The decision advances the arrival of the A320neo by around six months, the manufacturer having previously identified the second quarter of 2016 as the date of introduction.
Airbus is also swapping the schedule for the other re-engined variants. The A319neo will become the second variant produced, six months later, rather than the A321neo. Speaking in Toulouse today, Airbus chief operating officer for customers John Leahy said: "We've managed that due to demand and our capability to do so."
Airbus has not, however, identified a launch operator.
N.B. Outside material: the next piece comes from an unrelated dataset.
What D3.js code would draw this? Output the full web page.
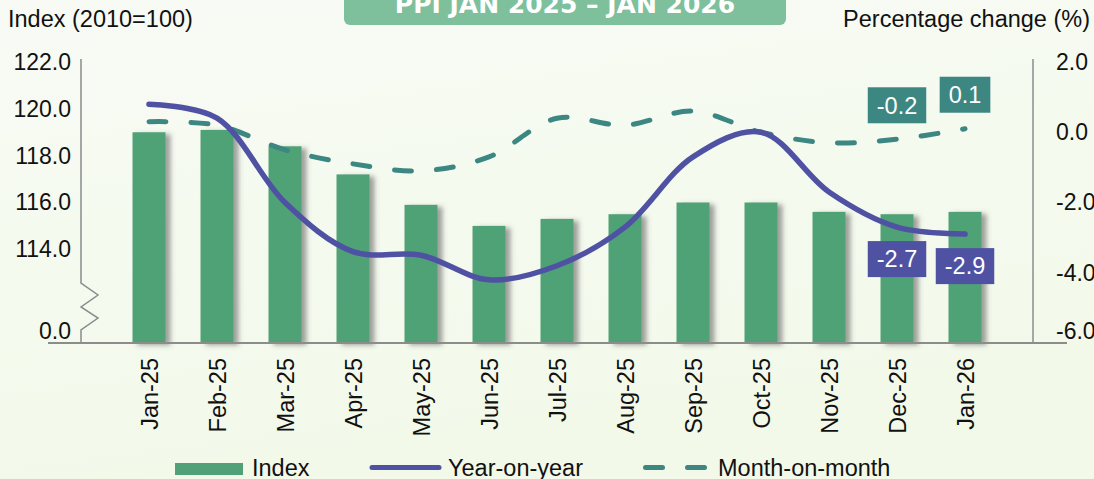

Leahy says he expects the total sales of the A320neo to exceed 500 aircraft by the Paris air show in June, having logged commitments for more than 300. He expects to disclose another Latin American customer for the type - Brazil's TAM having already been identified - within the next couple of weeks, and adds that there are also new customers lined up in Asia and Europe.
Airbus' decision to nominate the PW1100G as lead engine will allow industrial development of the re-engined A320 variant to "begin in earnest", says the manufacturer.
Advancement of the schedule means Airbus will develop the A319neo - probably a PW1100G-powered aircraft - six months later and the A321neo six months after that.
Leahy expects the CFM International to emerge with its Leap-X engine up to nine months behind the lead powerplant schedule, although "no longer than a year".
Indian carrier IndiGo, lessor International Lease Finance and Lufthansa have all opted for the PW1100G for their A320neos.
Airbus is to use eight prototype airframes for the overall development programme, in order to account for all permutations of aircraft and engine variants, as well as both flight management system options.